Warning: naughty language ahead.
Years ago, a psychologist said to me, “I’m going to help you be authentic.”
And I was like, “Fuck you. I work incredibly hard at being authentic.”
And then I heard myself.
Game: changed. Also, game leveled up. I had worked incredibly hard at identifying with authenticity. It’s not at all the same thing.
The minute you try to discern who you are and subscribe to some identity, you stop being authentic. You become the identity.
Authenticity is a moving target. Authenticity is all actions and edits. All the time. My friend Janelle says that authenticity is what’s left when everything else is burned away. Authenticity is being unflinchingly honest in your self examination and personal responsibility.
Authenticity demands you stay awake.
Be lost. Be found. If you are going to try and be anything, be kind. Be forgiving. Give other people a wide berth for their imperfections and efforts.
Be clear on what doesn’t belong in your life.
Be clear on what does belong in your life.
Sometimes, authenticity means practicing being a little less clear. Authenticity does not mean windexed transparency to your guts. It isn’t vulnerability porn. Authenticity births deep discernment, and both subtle and grand empathy.
Authenticity is the strength you maintain to carry around your tenderness. It is the ability to carry all of the experience, all of the grief, and all of the eternal questions—with more grace.
It is the ability to recognize that whatever is yours, is yours to carry. For life. You cannot set things down and walk away. They must be accepted and transformed.
My yoga teacher, Sarah Trelease says that the opposite of grasping is digestion.
Digestion, you guys.
A meal in your belly isn’t that easy to haul about.

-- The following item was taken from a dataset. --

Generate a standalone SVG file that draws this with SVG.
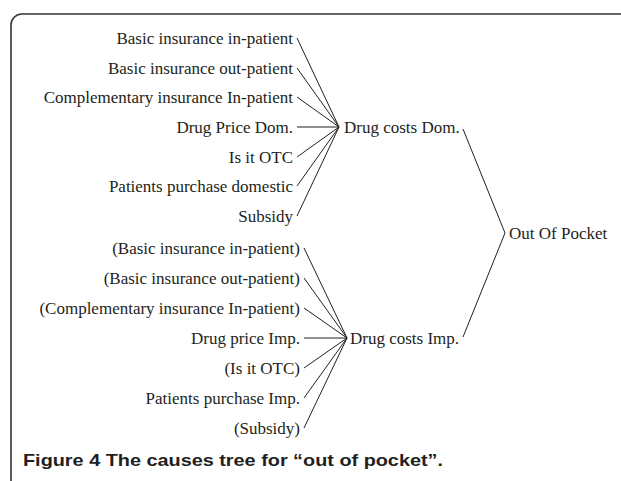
<svg xmlns="http://www.w3.org/2000/svg" width="621" height="481" viewBox="0 0 621 481">
<style>
.t{font-family:"Liberation Serif","Times New Roman",serif;font-size:17px;fill:#231f20}
.e{text-anchor:end}
.c{stroke:#231f20;stroke-width:1;fill:none}
.cap{font-family:"Liberation Sans",Arial,sans-serif;font-size:17px;font-weight:bold;fill:#231f20}
</style>
<rect width="621" height="481" fill="#fff"/>
<path d="M11,481 V25 A11,11 0 0 1 22,14 H621" fill="none" stroke="#333" stroke-width="1.6"/>
<g id="connectors" class="c">
<line x1="297" y1="38" x2="339" y2="127"/>
<line x1="297" y1="68" x2="339" y2="127"/>
<line x1="297" y1="97" x2="339" y2="127"/>
<line x1="297" y1="127" x2="339" y2="127"/>
<line x1="297" y1="157" x2="339" y2="127"/>
<line x1="297" y1="186" x2="339" y2="127"/>
<line x1="297" y1="216" x2="339" y2="127"/>
<line x1="304" y1="248" x2="347" y2="338"/>
<line x1="304" y1="278" x2="347" y2="338"/>
<line x1="304" y1="308" x2="347" y2="338"/>
<line x1="304" y1="338" x2="347" y2="338"/>
<line x1="304" y1="368" x2="347" y2="338"/>
<line x1="304" y1="398" x2="347" y2="338"/>
<line x1="304" y1="428" x2="347" y2="338"/>
<line x1="463" y1="129" x2="505" y2="233"/>
<line x1="463" y1="337" x2="505" y2="233"/>
</g>
<g id="n1"><text class="t e" x="293" y="44">Basic insurance in-patient</text></g>
<g id="n2"><text class="t e" x="293" y="74">Basic insurance out-patient</text></g>
<g id="n3"><text class="t e" x="293" y="103">Complementary insurance In-patient</text></g>
<g id="n4"><text class="t e" x="293" y="133">Drug Price Dom.</text></g>
<g id="n5"><text class="t e" x="293" y="163">Is it OTC</text></g>
<g id="n6"><text class="t e" x="293" y="192">Patients purchase domestic</text></g>
<g id="n7"><text class="t e" x="293" y="222">Subsidy</text></g>
<g id="dom"><text class="t" x="344" y="133">Drug costs Dom.</text></g>
<g id="m1"><text class="t e" x="300" y="254">(Basic insurance in-patient)</text></g>
<g id="m2"><text class="t e" x="300" y="284">(Basic insurance out-patient)</text></g>
<g id="m3"><text class="t e" x="300" y="314">(Complementary insurance In-patient)</text></g>
<g id="m4"><text class="t e" x="300" y="344">Drug price Imp.</text></g>
<g id="m5"><text class="t e" x="300" y="374">(Is it OTC)</text></g>
<g id="m6"><text class="t e" x="300" y="404">Patients purchase Imp.</text></g>
<g id="m7"><text class="t e" x="300" y="434">(Subsidy)</text></g>
<g id="imp"><text class="t" x="350" y="344">Drug costs Imp.</text></g>
<g id="oop"><text class="t" x="509" y="239">Out Of Pocket</text></g>
<text class="cap" x="23" y="466" textLength="420" lengthAdjust="spacingAndGlyphs">Figure 4 The causes tree for “out of pocket”.</text>
</svg>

A meal that has been broken down, its nutrients absorbed by your body, is really easy to transport because it’s supporting you.
A heart full of grief, regret, shame and gravity isn’t easy to carry around. Those things broken down, transformed, and absorbed by your senses will carry you.
I’ll wait while you think about that for a minute.
Since you cannot know the unknowable, or be the ineffable, you can only get better at housing them. You can only get better at digesting your experience and converting all of it into the energy and strength needed for such a task.
It’s helpful to be selective about your experiences. On account of the fact that you will have to digest them all.
It’s helpful to be selective about your food, and to keep your muscles and bones strong, so that your literal digestive system stays intact for the inevitable uncomfortable experience. Health really is preventative medicine.
When you prioritize the care of your body, participate in its feeding, and its structural and systemic maintenance you increase your ability to carry what your mind cannot, and may never, comprehend.
Some, but not all, results include: 1. The minimization of spinning, resisting, contracting, and isolating. 2. You will look, smell, and taste better.
Both of these things are aces for all of us, darling.
Now go. Drink a glass of water. Take a bath. Eat something green. Breathe. Move. Soften. Let me know if I can help. We’re better together.